Opening your first trading account is often a mix of excitement and anxiety.
Many beginners believe the hardest part is “getting started,” while in reality, early mistakes can cost months of learning or a significant portion of capital.
Most traders don’t fail because they lack technical knowledge, but because they make very basic mistakes when opening their first account.
Simple mistakes in form — but devastating in impact.
In this article, we highlight the most common mistakes traders make when opening their first trading account, why they happen, and how to avoid them from day one.
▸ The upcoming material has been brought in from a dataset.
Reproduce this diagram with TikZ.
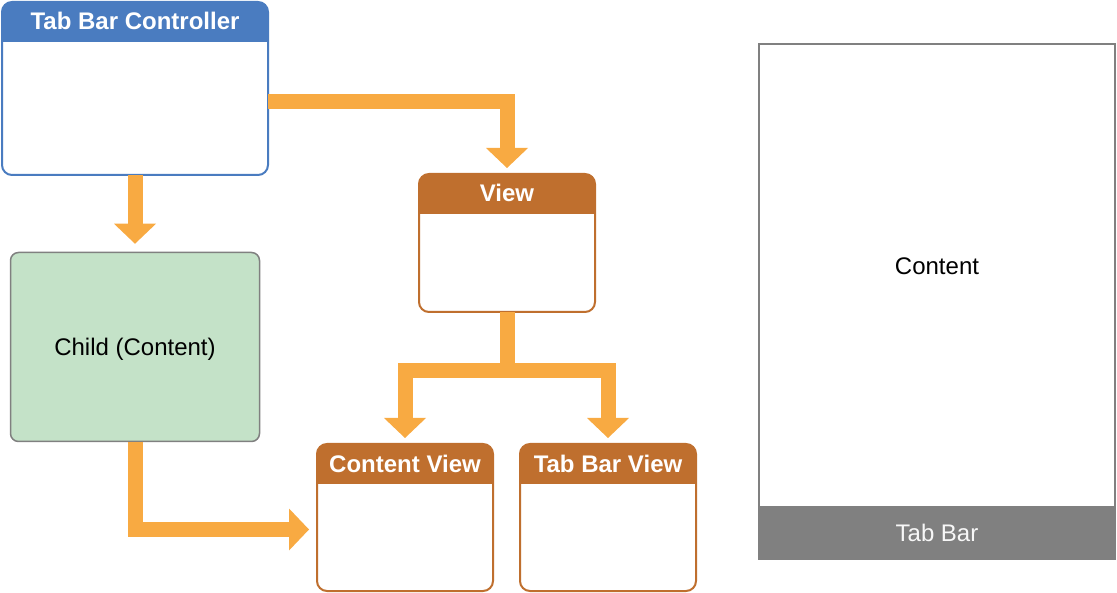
\documentclass[tikz,border=0pt]{standalone}
\usepackage{fontspec}
\setmainfont{Liberation Sans}
\usetikzlibrary{arrows.meta}
\definecolor{tbblue}{HTML}{4A7CC0}
\definecolor{vbrown}{HTML}{BF6F2E}
\definecolor{aorange}{HTML}{F8AA42}
\definecolor{cgreen}{HTML}{C4E2C8}
\definecolor{bgray}{HTML}{808080}
\begin{document}
\begin{tikzpicture}[x=1pt,y=-1pt,
  font=\fontsize{24}{28}\selectfont,
  win/.style={draw=#1, line width=2pt, rounded corners=10pt, fill=white,
    inner sep=0pt, outer sep=0pt,
    path picture={\fill[#1, sharp corners] (path picture bounding box.north west) rectangle
      ([yshift=-40pt]path picture bounding box.north east);}},
  wintitle/.style={anchor=base, text=white, inner sep=0pt,
    font=\fontsize{24}{28}\selectfont\bfseries},
  arr/.style={draw=aorange, line width=15pt, line join=miter,
    -{Triangle[width=42pt,length=20pt,line width=0pt]}}]
\useasboundingbox (0,0) rectangle (1117,593);

% windows
\node[win=tbblue, minimum width=266pt, minimum height=173pt] (tbc) at (135,88.5) {};
\node[wintitle] (tbct) at ([yshift=-28pt]tbc.north) {Tab Bar Controller};

\node[win=vbrown, minimum width=176pt, minimum height=138pt] (view) at (507,243) {};
\node[wintitle] (viewt) at ([yshift=-28pt]view.north) {View};

\node[win=vbrown, minimum width=176pt, minimum height=147pt] (cv) at (405,517.5) {};
\node[wintitle] (cvt) at ([yshift=-28pt]cv.north) {Content View};

\node[win=vbrown, minimum width=176pt, minimum height=147pt] (tbv) at (608,517.5) {};
\node[wintitle] (tbvt) at ([yshift=-28pt]tbv.north) {Tab Bar View};

\node[draw=bgray, line width=1.5pt, fill=cgreen, rounded corners=8pt,
  minimum width=249pt, minimum height=189pt, inner sep=0pt] (child) at (135,347) {};
\node[inner sep=0pt] (childt) at (135,349) {Child (Content)};

% phone
\node[draw=bgray, line width=2pt, fill=white, minimum width=356pt,
  minimum height=515pt, inner sep=0pt] (phone) at (937,301.5) {};
\node[fill=bgray, minimum width=358pt, minimum height=54pt, inner sep=0pt,
  text=white!97!black] (tabbar) at (937,533) {Tab Bar};
\node[inner sep=0pt] (content) at (937,266) {Content};

% connectors
\coordinate (yA) at (0,102);
\coordinate (yB) at (0,370.5);
\coordinate (yC) at (0,529.5);
\coordinate (cvin) at ([xshift=-8pt]cv.west);

\draw[arr] (tbc.south) -- ([yshift=8pt]child.north);
\draw[arr] (tbc.east |- yA) -- (view.north |- yA) -- ([yshift=6pt]view.north);
\draw[arr] (view.south) -- (view.south |- yB) -- (cv.north |- yB) -- ([yshift=6pt]cv.north);
\draw[arr] (view.south |- yB) -- (tbv.north |- yB) -- ([yshift=6pt]tbv.north);
\draw[arr] (child.south) -- (child.south |- yC) -- (cvin |- yC);
\end{tikzpicture}
\end{document}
One of the most common mistakes is rushing into a live account without being mentally prepared.
Many beginners believe:
“I’ll learn as I trade.”
The reality is that trading real money introduces psychological pressure unlike anything experienced during training.
Fear, greed, hesitation — all appear suddenly and sabotage even the best strategies.
Solution:
Start with a demo account, not only to learn technical skills, but to practice discipline and decision-making without emotional pressure.
Some beginners fund their first account with a relatively large amount, driven by enthusiasm or overconfidence.
The problem isn’t the amount itself, but the psychological weight:
Increased fear of loss
Hesitation when entering trades
Emotional decision-making
Every dollar becomes a mental burden rather than a trading tool.
Solution:
Start with a very small amount and treat it as a “learning cost,” not an investment.
“Zero spread,” “huge leverage,” “guaranteed profits.”
These phrases are attractive — but they are not valid selection criteria.
Many traders open their first account with the first flashy ad they see, without proper evaluation.
What they overlook:
Execution quality
Withdrawal transparency
Customer support
Overall reliability
Solution:
Choosing a broker should involve:
Checking regulation
Testing a demo account
Reviewing withdrawal policies
Evaluating customer support
One of the most dangerous mistakes is trading without clear risk rules.
Some traders risk a large percentage of their account on a single trade, thinking:
“If I win, I’ll grow fast.”
One loss can wipe out the account entirely.
Solution:
Set a simple rule:
Risk no more than 1–2% per trade
Accept losses as part of the process, not a failure
Beginners often think more trades mean more opportunities.
In reality:
More trades = lower-quality decisions
Mental exhaustion
Loss of focus
Solution:
One or two well-planned trades are better than ten impulsive ones.
The first real loss often shakes beginners badly.
They start questioning:
Is the strategy broken?
Has the market changed?
Am I the problem?
As a result, they jump from one strategy to another without consistency.
Solution:
Any strategy needs a sufficient sample size of trades to be evaluated.
Never judge based on one or two outcomes.
Technical analysis alone is not enough.
Real success in trading starts with managing yourself before managing trades.
Fear and greed are the real enemies — not the market.
Trading without a plan leads to:
Impulsive decisions
Justifying mistakes afterward
No structured learning
Solution:
Even a simple plan is better than none:
Entry rules
Exit rules
Risk limits
When to stop trading
Opening your first trading account is not a test of intelligence — it’s a test of discipline.
Traders who avoid these basic mistakes:
Protect their capital
Learn faster
Build a solid foundation for long-term success
Start slowly.
Learn calmly.
And remember: staying in the market matters more than quick profits.